** begin **
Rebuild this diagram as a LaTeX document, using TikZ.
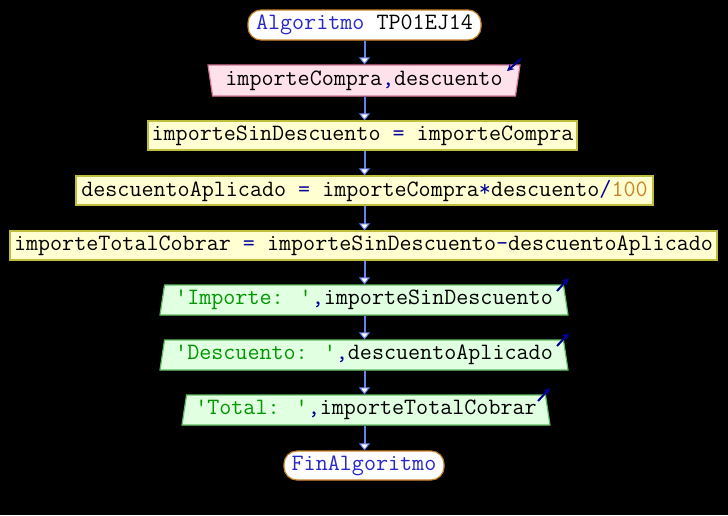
\documentclass[tikz,border=0pt]{standalone}
\usepackage{fontspec}
\usetikzlibrary{shapes.geometric,arrows.meta}
\definecolor{psblue}{RGB}{40,40,200}
\definecolor{psop}{RGB}{0,0,150}
\definecolor{psgreen}{RGB}{0,150,0}
\definecolor{psnum}{RGB}{200,130,40}
\definecolor{flowblue}{RGB}{100,130,240}
\definecolor{termline}{RGB}{200,130,40}
\definecolor{inpfill}{RGB}{255,225,235}
\definecolor{inpline}{RGB}{215,120,150}
\definecolor{asgfill}{RGB}{255,255,210}
\definecolor{asgline}{RGB}{190,190,60}
\definecolor{outfill}{RGB}{225,255,225}
\definecolor{outline}{RGB}{100,190,100}
\newcommand{\kw}[1]{\textcolor{psblue}{#1}}
\newcommand{\op}[1]{\textcolor{psop}{#1}}
\newcommand{\cad}[1]{\textcolor{psgreen}{#1}}
\newcommand{\num}[1]{\textcolor{psnum}{#1}}
\newcommand{\apos}{\textquotesingle}

\begin{document}
\begin{tikzpicture}[x=1pt,y=-1pt,>=Stealth,
    font=\ttfamily\fontsize{23.4}{28}\selectfont,
    term/.style={draw=termline,line width=1.2pt,fill=white,rounded corners=13pt,
        minimum height=30pt,inner sep=0pt},
    inbox/.style={trapezium,shape border rotate=180,trapezium angle=77,
        trapezium stretches body=true,draw=inpline,line width=1.2pt,fill=inpfill,
        minimum height=31pt,inner sep=0pt},
    asg/.style={draw=asgline,line width=1.2pt,fill=asgfill,minimum height=29pt,inner sep=0pt},
    outbox/.style={trapezium,trapezium angle=77,trapezium stretches body=true,
        draw=outline,line width=1.2pt,fill=outfill,minimum height=30pt,inner sep=0pt},
    flow/.style={draw=flowblue,line width=2pt,
        -{Triangle[fill=white,line width=1pt,length=7pt,width=11pt]}},
    io/.style={draw=psop,line width=2pt,-{Stealth[length=7pt,width=7pt]}}]

    % background
    \fill[black] (0,0) rectangle (728,515);

    % blocks
    \node[term,minimum width=233pt] (ini) at (364.5,25) {\kw{Algoritmo} TP01EJ14};
    \node[inbox,minimum width=312pt] (leer) at (364,80.5) {importeCompra\op{,}descuento};
    \node[asg,minimum width=429pt] (a1) at (362.5,135.5)
        {importeSinDescuento \op{=} importeCompra};
    \node[asg,minimum width=577pt] (a2) at (364.5,190.5)
        {descuentoAplicado \op{=} importeCompra\op{*}descuento\op{/}\num{100}};
    \node[asg,minimum width=707pt] (a3) at (363.5,245.5)
        {importeTotalCobrar \op{=} importeSinDescuento\op{-}descuentoAplicado};
    \node[outbox,minimum width=408pt] (e1) at (364,300)
        {\cad{\apos Importe: \apos}\op{,}importeSinDescuento};
    \node[outbox,minimum width=408pt] (e2) at (364,355)
        {\cad{\apos Descuento: \apos}\op{,}descuentoAplicado};
    \node[outbox,minimum width=368pt] (e3) at (366,410)
        {\cad{\apos Total: \apos}\op{,}importeTotalCobrar};
    \node[term,minimum width=160pt,minimum height=29pt] (fin) at (364,465.5) {\kw{FinAlgoritmo}};

    % connectors
    \draw[flow] (ini.south) -- (ini.south |- leer.north);
    \draw[flow] (ini.south |- leer.south) -- (ini.south |- a1.north);
    \draw[flow] (ini.south |- a1.south) -- (ini.south |- a2.north);
    \draw[flow] (ini.south |- a2.south) -- (ini.south |- a3.north);
    \draw[flow] (ini.south |- a3.south) -- (ini.south |- e1.north);
    \draw[flow] (ini.south |- e1.south) -- (ini.south |- e2.north);
    \draw[flow] (ini.south |- e2.south) -- (ini.south |- e3.north);
    \draw[flow] (ini.south |- e3.south) -- (ini.south |- fin.north);

    % read / write marks
    \draw[io] (521,59) -- (507,71);
    \draw[io] (557,291) -- (569,278);
    \draw[io] (557,346) -- (569,333);
    \draw[io] (538,401) -- (550,388);
\end{tikzpicture}
\end{document}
** end **
§ What the task requires
Reproduce the material in its entirety and word for word, without the pictures.

§ Exercise answer
Rebuild this diagram as a LaTeX document, using TikZ.
\documentclass[tikz,border=0pt]{standalone}
\usepackage{fontspec}
\usetikzlibrary{shapes.geometric,arrows.meta}
\definecolor{psblue}{RGB}{40,40,200}
\definecolor{psop}{RGB}{0,0,150}
\definecolor{psgreen}{RGB}{0,150,0}
\definecolor{psnum}{RGB}{200,130,40}
\definecolor{flowblue}{RGB}{100,130,240}
\definecolor{termline}{RGB}{200,130,40}
\definecolor{inpfill}{RGB}{255,225,235}
\definecolor{inpline}{RGB}{215,120,150}
\definecolor{asgfill}{RGB}{255,255,210}
\definecolor{asgline}{RGB}{190,190,60}
\definecolor{outfill}{RGB}{225,255,225}
\definecolor{outline}{RGB}{100,190,100}
\newcommand{\kw}[1]{\textcolor{psblue}{#1}}
\newcommand{\op}[1]{\textcolor{psop}{#1}}
\newcommand{\cad}[1]{\textcolor{psgreen}{#1}}
\newcommand{\num}[1]{\textcolor{psnum}{#1}}
\newcommand{\apos}{\textquotesingle}

\begin{document}
\begin{tikzpicture}[x=1pt,y=-1pt,>=Stealth,
    font=\ttfamily\fontsize{23.4}{28}\selectfont,
    term/.style={draw=termline,line width=1.2pt,fill=white,rounded corners=13pt,
        minimum height=30pt,inner sep=0pt},
    inbox/.style={trapezium,shape border rotate=180,trapezium angle=77,
        trapezium stretches body=true,draw=inpline,line width=1.2pt,fill=inpfill,
        minimum height=31pt,inner sep=0pt},
    asg/.style={draw=asgline,line width=1.2pt,fill=asgfill,minimum height=29pt,inner sep=0pt},
    outbox/.style={trapezium,trapezium angle=77,trapezium stretches body=true,
        draw=outline,line width=1.2pt,fill=outfill,minimum height=30pt,inner sep=0pt},
    flow/.style={draw=flowblue,line width=2pt,
        -{Triangle[fill=white,line width=1pt,length=7pt,width=11pt]}},
    io/.style={draw=psop,line width=2pt,-{Stealth[length=7pt,width=7pt]}}]

    % background
    \fill[black] (0,0) rectangle (728,515);

    % blocks
    \node[term,minimum width=233pt] (ini) at (364.5,25) {\kw{Algoritmo} TP01EJ14};
    \node[inbox,minimum width=312pt] (leer) at (364,80.5) {importeCompra\op{,}descuento};
    \node[asg,minimum width=429pt] (a1) at (362.5,135.5)
        {importeSinDescuento \op{=} importeCompra};
    \node[asg,minimum width=577pt] (a2) at (364.5,190.5)
        {descuentoAplicado \op{=} importeCompra\op{*}descuento\op{/}\num{100}};
    \node[asg,minimum width=707pt] (a3) at (363.5,245.5)
        {importeTotalCobrar \op{=} importeSinDescuento\op{-}descuentoAplicado};
    \node[outbox,minimum width=408pt] (e1) at (364,300)
        {\cad{\apos Importe: \apos}\op{,}importeSinDescuento};
    \node[outbox,minimum width=408pt] (e2) at (364,355)
        {\cad{\apos Descuento: \apos}\op{,}descuentoAplicado};
    \node[outbox,minimum width=368pt] (e3) at (366,410)
        {\cad{\apos Total: \apos}\op{,}importeTotalCobrar};
    \node[term,minimum width=160pt,minimum height=29pt] (fin) at (364,465.5) {\kw{FinAlgoritmo}};

    % connectors
    \draw[flow] (ini.south) -- (ini.south |- leer.north);
    \draw[flow] (ini.south |- leer.south) -- (ini.south |- a1.north);
    \draw[flow] (ini.south |- a1.south) -- (ini.south |- a2.north);
    \draw[flow] (ini.south |- a2.south) -- (ini.south |- a3.north);
    \draw[flow] (ini.south |- a3.south) -- (ini.south |- e1.north);
    \draw[flow] (ini.south |- e1.south) -- (ini.south |- e2.north);
    \draw[flow] (ini.south |- e2.south) -- (ini.south |- e3.north);
    \draw[flow] (ini.south |- e3.south) -- (ini.south |- fin.north);

    % read / write marks
    \draw[io] (521,59) -- (507,71);
    \draw[io] (557,291) -- (569,278);
    \draw[io] (557,346) -- (569,333);
    \draw[io] (538,401) -- (550,388);
\end{tikzpicture}
\end{document}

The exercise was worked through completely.